WHAT IS NEEDED:
Below are records; please set down exactly the lines from the first through the one containing "tg_blocks = [1, 3, 5]".

INPUT RECORDS:
——————————
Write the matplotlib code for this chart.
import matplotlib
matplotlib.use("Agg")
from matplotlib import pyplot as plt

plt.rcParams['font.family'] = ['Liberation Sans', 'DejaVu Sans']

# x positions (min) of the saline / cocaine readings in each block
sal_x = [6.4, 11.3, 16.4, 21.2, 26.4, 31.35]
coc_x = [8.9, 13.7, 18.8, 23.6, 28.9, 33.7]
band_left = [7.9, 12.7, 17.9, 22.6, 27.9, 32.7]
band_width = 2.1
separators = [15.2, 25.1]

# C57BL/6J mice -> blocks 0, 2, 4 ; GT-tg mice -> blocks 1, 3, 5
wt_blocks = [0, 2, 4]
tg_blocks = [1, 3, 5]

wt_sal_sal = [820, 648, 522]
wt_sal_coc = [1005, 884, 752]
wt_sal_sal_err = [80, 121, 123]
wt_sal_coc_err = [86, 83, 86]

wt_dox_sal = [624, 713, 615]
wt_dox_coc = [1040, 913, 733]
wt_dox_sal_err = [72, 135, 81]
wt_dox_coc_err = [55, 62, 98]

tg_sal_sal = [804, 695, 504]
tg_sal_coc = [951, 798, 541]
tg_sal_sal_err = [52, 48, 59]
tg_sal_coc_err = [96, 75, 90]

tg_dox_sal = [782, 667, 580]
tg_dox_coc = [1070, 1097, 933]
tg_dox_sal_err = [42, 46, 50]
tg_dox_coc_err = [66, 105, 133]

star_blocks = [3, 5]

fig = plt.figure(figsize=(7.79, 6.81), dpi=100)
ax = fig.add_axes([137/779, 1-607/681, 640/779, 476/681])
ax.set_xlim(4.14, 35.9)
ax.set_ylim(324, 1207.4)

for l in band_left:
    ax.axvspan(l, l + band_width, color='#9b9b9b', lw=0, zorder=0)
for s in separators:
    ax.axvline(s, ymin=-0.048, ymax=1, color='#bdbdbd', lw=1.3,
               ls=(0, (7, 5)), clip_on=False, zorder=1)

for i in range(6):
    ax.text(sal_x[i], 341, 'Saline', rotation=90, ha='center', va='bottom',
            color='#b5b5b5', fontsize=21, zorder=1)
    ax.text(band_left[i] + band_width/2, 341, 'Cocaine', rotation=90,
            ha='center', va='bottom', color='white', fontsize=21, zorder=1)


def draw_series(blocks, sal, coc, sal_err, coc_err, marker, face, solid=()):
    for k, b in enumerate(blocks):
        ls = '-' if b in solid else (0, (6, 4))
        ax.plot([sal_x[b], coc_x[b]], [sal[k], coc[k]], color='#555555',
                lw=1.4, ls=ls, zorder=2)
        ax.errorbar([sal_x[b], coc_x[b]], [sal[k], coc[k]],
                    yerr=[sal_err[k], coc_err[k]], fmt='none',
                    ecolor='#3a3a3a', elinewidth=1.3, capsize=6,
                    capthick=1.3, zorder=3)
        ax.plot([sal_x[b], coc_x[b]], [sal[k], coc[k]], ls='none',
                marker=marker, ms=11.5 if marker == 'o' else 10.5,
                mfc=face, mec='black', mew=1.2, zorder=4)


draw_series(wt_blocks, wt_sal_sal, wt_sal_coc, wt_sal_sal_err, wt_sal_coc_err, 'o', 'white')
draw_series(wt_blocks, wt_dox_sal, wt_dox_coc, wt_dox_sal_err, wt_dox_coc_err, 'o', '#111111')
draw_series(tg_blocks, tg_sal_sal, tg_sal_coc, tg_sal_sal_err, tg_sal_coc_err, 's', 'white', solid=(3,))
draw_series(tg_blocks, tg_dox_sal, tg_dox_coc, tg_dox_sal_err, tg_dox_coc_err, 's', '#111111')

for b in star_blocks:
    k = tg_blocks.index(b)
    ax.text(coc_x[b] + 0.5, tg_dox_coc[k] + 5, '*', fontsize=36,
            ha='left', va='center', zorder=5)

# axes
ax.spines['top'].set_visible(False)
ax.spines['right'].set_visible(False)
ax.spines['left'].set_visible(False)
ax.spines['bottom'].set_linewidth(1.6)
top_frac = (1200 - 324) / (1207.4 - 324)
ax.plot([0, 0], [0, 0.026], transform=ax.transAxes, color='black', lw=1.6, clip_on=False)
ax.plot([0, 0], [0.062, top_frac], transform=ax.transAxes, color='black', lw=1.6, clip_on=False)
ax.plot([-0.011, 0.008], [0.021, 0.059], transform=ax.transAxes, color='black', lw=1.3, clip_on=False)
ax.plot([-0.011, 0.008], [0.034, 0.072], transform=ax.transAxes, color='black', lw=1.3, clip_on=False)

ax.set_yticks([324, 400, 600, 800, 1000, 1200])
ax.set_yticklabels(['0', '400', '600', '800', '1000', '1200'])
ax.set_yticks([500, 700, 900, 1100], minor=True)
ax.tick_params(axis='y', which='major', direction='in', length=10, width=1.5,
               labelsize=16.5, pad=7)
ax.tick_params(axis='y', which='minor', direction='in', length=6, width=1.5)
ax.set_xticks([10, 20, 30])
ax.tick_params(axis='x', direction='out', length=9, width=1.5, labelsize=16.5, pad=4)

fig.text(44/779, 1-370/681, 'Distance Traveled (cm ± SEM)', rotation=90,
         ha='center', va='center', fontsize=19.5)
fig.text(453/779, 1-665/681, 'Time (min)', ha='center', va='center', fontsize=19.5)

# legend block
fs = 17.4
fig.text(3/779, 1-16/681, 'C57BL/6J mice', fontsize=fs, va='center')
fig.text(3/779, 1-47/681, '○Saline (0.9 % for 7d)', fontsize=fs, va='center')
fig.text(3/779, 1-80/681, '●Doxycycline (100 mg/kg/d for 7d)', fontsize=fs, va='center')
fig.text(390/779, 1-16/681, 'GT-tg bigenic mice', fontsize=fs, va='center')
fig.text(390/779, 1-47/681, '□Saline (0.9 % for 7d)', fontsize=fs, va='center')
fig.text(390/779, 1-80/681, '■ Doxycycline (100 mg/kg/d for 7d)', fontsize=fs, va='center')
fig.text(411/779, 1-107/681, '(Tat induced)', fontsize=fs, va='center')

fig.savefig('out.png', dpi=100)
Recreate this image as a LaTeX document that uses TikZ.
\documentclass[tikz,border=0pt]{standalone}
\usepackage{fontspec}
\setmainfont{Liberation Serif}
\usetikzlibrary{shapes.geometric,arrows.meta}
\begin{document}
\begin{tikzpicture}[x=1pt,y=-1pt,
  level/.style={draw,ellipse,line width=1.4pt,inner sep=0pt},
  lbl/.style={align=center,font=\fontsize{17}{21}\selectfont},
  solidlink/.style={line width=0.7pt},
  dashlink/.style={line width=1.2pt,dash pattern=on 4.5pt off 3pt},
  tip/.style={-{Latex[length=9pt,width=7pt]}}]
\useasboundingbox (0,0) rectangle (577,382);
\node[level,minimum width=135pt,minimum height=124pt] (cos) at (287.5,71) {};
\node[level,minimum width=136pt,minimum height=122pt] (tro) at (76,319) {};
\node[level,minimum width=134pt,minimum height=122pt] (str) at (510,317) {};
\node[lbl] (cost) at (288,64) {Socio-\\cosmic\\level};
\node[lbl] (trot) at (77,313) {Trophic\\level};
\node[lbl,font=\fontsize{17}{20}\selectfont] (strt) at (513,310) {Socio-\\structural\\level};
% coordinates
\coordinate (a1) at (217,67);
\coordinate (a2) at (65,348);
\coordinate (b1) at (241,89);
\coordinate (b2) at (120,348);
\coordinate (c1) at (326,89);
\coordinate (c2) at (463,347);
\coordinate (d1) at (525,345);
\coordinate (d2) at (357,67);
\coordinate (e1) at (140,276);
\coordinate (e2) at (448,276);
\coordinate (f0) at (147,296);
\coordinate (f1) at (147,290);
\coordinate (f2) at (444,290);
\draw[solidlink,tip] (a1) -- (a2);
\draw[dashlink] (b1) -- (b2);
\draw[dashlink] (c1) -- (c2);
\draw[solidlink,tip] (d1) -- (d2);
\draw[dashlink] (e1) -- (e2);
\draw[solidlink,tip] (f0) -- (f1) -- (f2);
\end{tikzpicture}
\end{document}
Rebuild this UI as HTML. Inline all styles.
——————————
THE ANSWER:
Write the matplotlib code for this chart.
import matplotlib
matplotlib.use("Agg")
from matplotlib import pyplot as plt

plt.rcParams['font.family'] = ['Liberation Sans', 'DejaVu Sans']

# x positions (min) of the saline / cocaine readings in each block
sal_x = [6.4, 11.3, 16.4, 21.2, 26.4, 31.35]
coc_x = [8.9, 13.7, 18.8, 23.6, 28.9, 33.7]
band_left = [7.9, 12.7, 17.9, 22.6, 27.9, 32.7]
band_width = 2.1
separators = [15.2, 25.1]

# C57BL/6J mice -> blocks 0, 2, 4 ; GT-tg mice -> blocks 1, 3, 5
wt_blocks = [0, 2, 4]
tg_blocks = [1, 3, 5]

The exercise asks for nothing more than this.